Jesus offers His triumph to all people through the Holy Spirit’s gift of faith. By faith, we receive adoption into God’s family. He promises us that we shall always be together. Before Jesus ascended to heaven He said, “Behold, I am with you always, to the end of the age.” He also said, “I will never leave you nor forsake you.” His triumph means that He is always by our side. He will be always with us while we live here on this earth, and, when our time here is over, we shall live with Him forever.

Evil has no conscience. It will attack us with all its resources. It will attack us through family and friends – even through our own body.

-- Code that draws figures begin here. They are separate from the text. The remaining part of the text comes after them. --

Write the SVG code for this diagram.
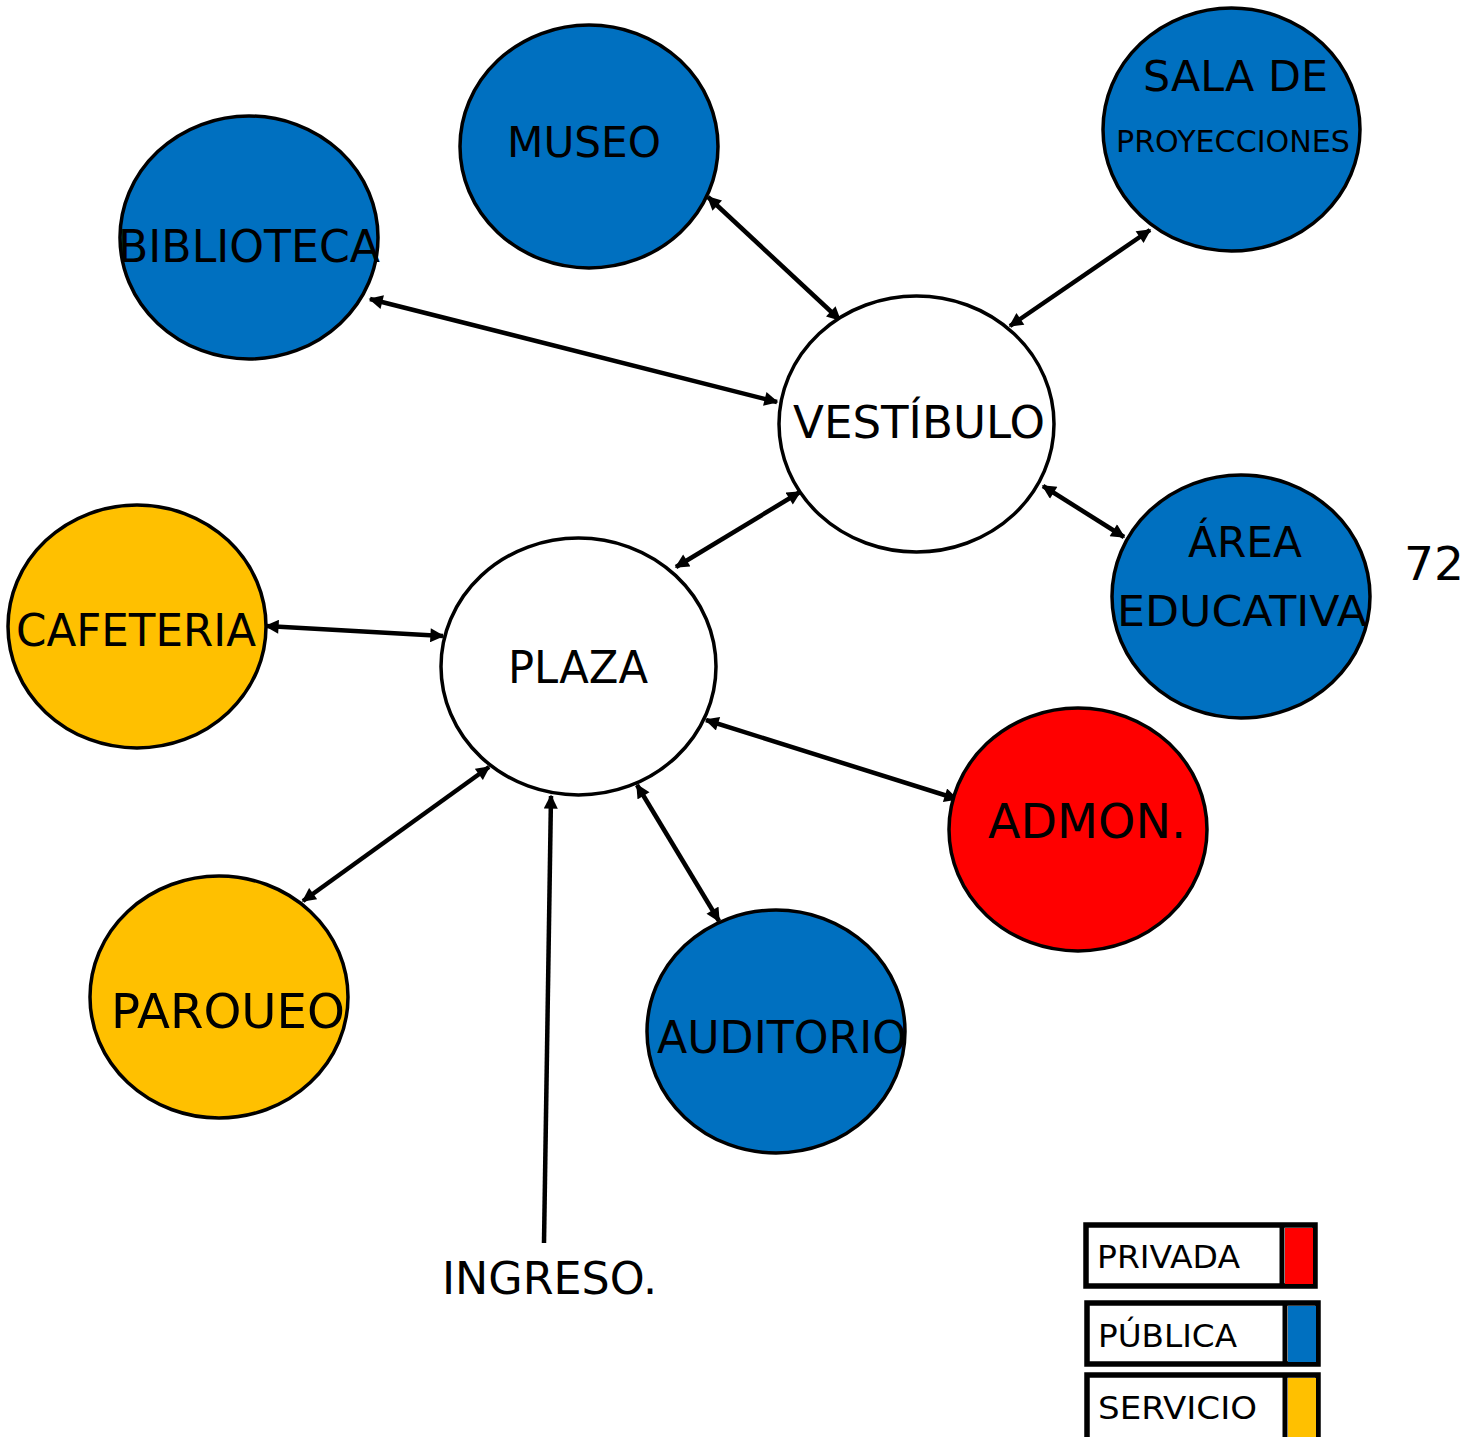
<svg xmlns="http://www.w3.org/2000/svg" width="1479" height="1437" viewBox="0 0 1479 1437">
<style>
.n{stroke:#000;stroke-width:3.5}
.pub{fill:#0070C0}
.srv{fill:#FFC000}
.prv{fill:#FF0000}
.wht{fill:#fff}
text{font-family:"DejaVu Sans",Verdana,sans-serif;fill:#000}
.c line{stroke:#000;stroke-width:4.5}
.lg{fill:#fff;stroke:#000;stroke-width:5.5}
</style>
<defs>
<marker id="ah" viewBox="0 0 10 10" refX="9" refY="5" markerWidth="15" markerHeight="14" markerUnits="userSpaceOnUse" orient="auto-start-reverse">
<path d="M0,0 L10,5 L0,10 z" fill="#000"/>
</marker>
<clipPath id="pqclip"><rect x="80" y="960" width="290" height="70"/></clipPath>
</defs>
<rect width="1479" height="1437" fill="#fff"/>
<g class="c">
<line x1="708" y1="197" x2="840" y2="320" marker-start="url(#ah)" marker-end="url(#ah)"/>
<line x1="1150" y1="230" x2="1010" y2="326" marker-start="url(#ah)" marker-end="url(#ah)"/>
<line x1="370" y1="299" x2="777" y2="402" marker-start="url(#ah)" marker-end="url(#ah)"/>
<line x1="1043" y1="486" x2="1124" y2="537" marker-start="url(#ah)" marker-end="url(#ah)"/>
<line x1="800" y1="492" x2="676" y2="567" marker-start="url(#ah)" marker-end="url(#ah)"/>
<line x1="266" y1="626" x2="443" y2="636" marker-start="url(#ah)" marker-end="url(#ah)"/>
<line x1="706" y1="720" x2="957" y2="799" marker-start="url(#ah)" marker-end="url(#ah)"/>
<line x1="489" y1="767" x2="303" y2="901" marker-start="url(#ah)" marker-end="url(#ah)"/>
<line x1="637" y1="785" x2="719" y2="921" marker-start="url(#ah)" marker-end="url(#ah)"/>
<line x1="544" y1="1243" x2="551" y2="796" marker-end="url(#ah)"/>
</g>
<g id="museo"><ellipse class="n pub" cx="589" cy="146.5" rx="129" ry="121.5"/><text x="507" y="157" font-size="43" textLength="154" lengthAdjust="spacingAndGlyphs">MUSEO</text></g>
<g id="sala"><ellipse class="n pub" cx="1231.5" cy="129.5" rx="128.5" ry="121.5"/><text x="1143" y="91" font-size="43" textLength="185" lengthAdjust="spacingAndGlyphs">SALA DE</text><text x="1116" y="152" font-size="30" textLength="234" lengthAdjust="spacingAndGlyphs">PROYECCIONES</text></g>
<g id="biblioteca"><ellipse class="n pub" cx="249" cy="237.5" rx="129" ry="121.5"/><text x="118" y="262" font-size="44" textLength="262" lengthAdjust="spacingAndGlyphs">BIBLIOTECA</text></g>
<g id="vestibulo"><ellipse class="n wht" cx="916.5" cy="424" rx="137.5" ry="128"/><text x="793" y="438" font-size="44" textLength="252" lengthAdjust="spacingAndGlyphs">VESTÍBULO</text></g>
<g id="area"><ellipse class="n pub" cx="1241" cy="596.5" rx="129" ry="121.5"/><text x="1188" y="557" font-size="43" textLength="114" lengthAdjust="spacingAndGlyphs">ÁREA</text><text x="1117" y="626" font-size="43" textLength="250" lengthAdjust="spacingAndGlyphs">EDUCATIVA</text></g>
<g id="cafeteria"><ellipse class="n srv" cx="137" cy="626.5" rx="129" ry="121.5"/><text x="16" y="646" font-size="44" textLength="240" lengthAdjust="spacingAndGlyphs">CAFETERIA</text></g>
<g id="plaza"><ellipse class="n wht" cx="578.5" cy="666.5" rx="137.5" ry="128.5"/><text x="508" y="683" font-size="44" textLength="140" lengthAdjust="spacingAndGlyphs">PLAZA</text></g>
<g id="admon"><ellipse class="n prv" cx="1078" cy="829.5" rx="129" ry="121.5"/><text x="988" y="838" font-size="48" textLength="198" lengthAdjust="spacingAndGlyphs">ADMON.</text></g>
<g id="parqueo"><ellipse class="n srv" cx="219" cy="997" rx="129" ry="121"/><text x="111" y="1028" font-size="48" textLength="234" lengthAdjust="spacingAndGlyphs" clip-path="url(#pqclip)">PAROUEO</text></g>
<g id="auditorio"><ellipse class="n pub" cx="776" cy="1031.5" rx="129" ry="121.5"/><text x="657" y="1053" font-size="44" textLength="250" lengthAdjust="spacingAndGlyphs">AUDITORIO</text></g>
<g id="ingreso"><text x="442" y="1294" font-size="44" textLength="215" lengthAdjust="spacingAndGlyphs">INGRESO.</text></g>
<g id="pagenum"><text x="1404" y="580" font-size="47" textLength="60" lengthAdjust="spacingAndGlyphs">72</text></g>
<g id="legend">
<rect class="lg" x="1086" y="1225" width="229" height="61"/>
<rect x="1285" y="1228" width="28" height="56" fill="#FF0000"/>
<line x1="1282" y1="1225" x2="1282" y2="1286" stroke="#000" stroke-width="5"/>
<text x="1097" y="1268" font-size="32" textLength="143" lengthAdjust="spacingAndGlyphs">PRIVADA</text>
<rect class="lg" x="1087" y="1303" width="231" height="61"/>
<rect x="1288" y="1306" width="28" height="56" fill="#0070C0"/>
<line x1="1285" y1="1303" x2="1285" y2="1364" stroke="#000" stroke-width="5"/>
<text x="1098" y="1347" font-size="32" textLength="139" lengthAdjust="spacingAndGlyphs">PÚBLICA</text>
<rect class="lg" x="1087" y="1375" width="231" height="66"/>
<rect x="1288" y="1378" width="28" height="60" fill="#FFC000"/>
<line x1="1285" y1="1375" x2="1285" y2="1437" stroke="#000" stroke-width="5"/>
<text x="1098" y="1419" font-size="32" textLength="159" lengthAdjust="spacingAndGlyphs">SERVICIO</text>
</g>
</svg>
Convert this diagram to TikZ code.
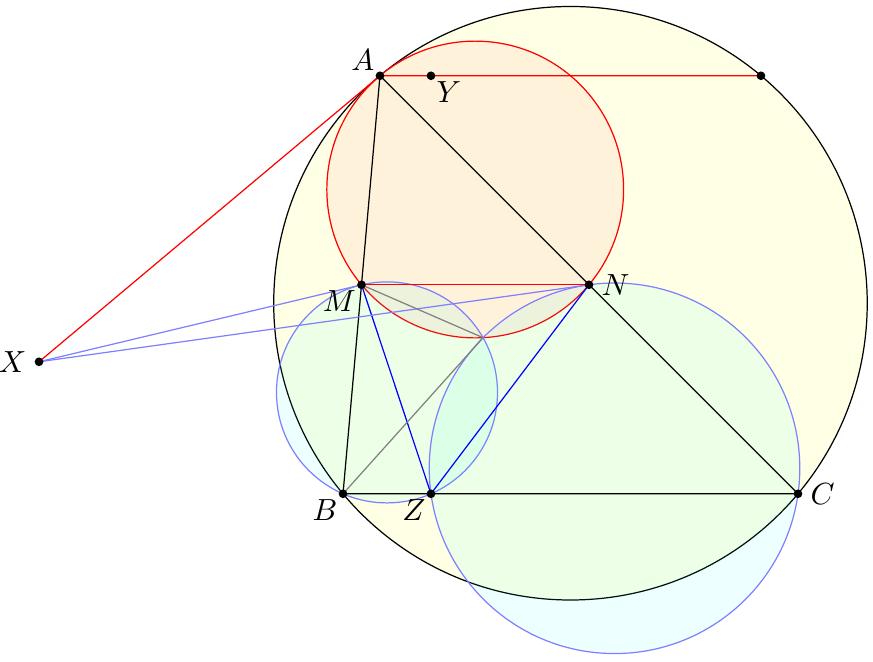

Despite this, we need not fear, for the Holy Spirit works and sustains faith in us and works through us to give us the strength to remain faithful in spite of the world’s tyranny – even if it means we lose family and friends – even if it means death because of our faith.

Have you ever reviewed the promises you made at your confirmation? The church asked you to make promises that you cannot keep. Do you intend to hear the Word of God and receive the Lord’s Supper faithfully? Do you intend to live according to the Word of God, and in faith, word, and deed to remain true to God, Father, Son, and Holy Spirit, even to death? Do you intend to continue steadfast in this confession and Church and to suffer all, even death, rather than fall away from it? A simple “I do” will not be enough of a response because no ordinary human being can live up to that answer. Instead, we answer, “I do, by the grace of God.” For it is only by the grace of God that we can be faithful to God even if the world threatens death or our family and friends ridicule or abandon us. By the grace of God, the Holy Spirit will keep our faith strong. It is by the grace of God and His promise that God will be with us here in time and we will be with Him forever in eternity. Amen.

“May the God of hope fill you with all joy and peace in believing, so that by the power of the Holy Spirit you may abound in hope.”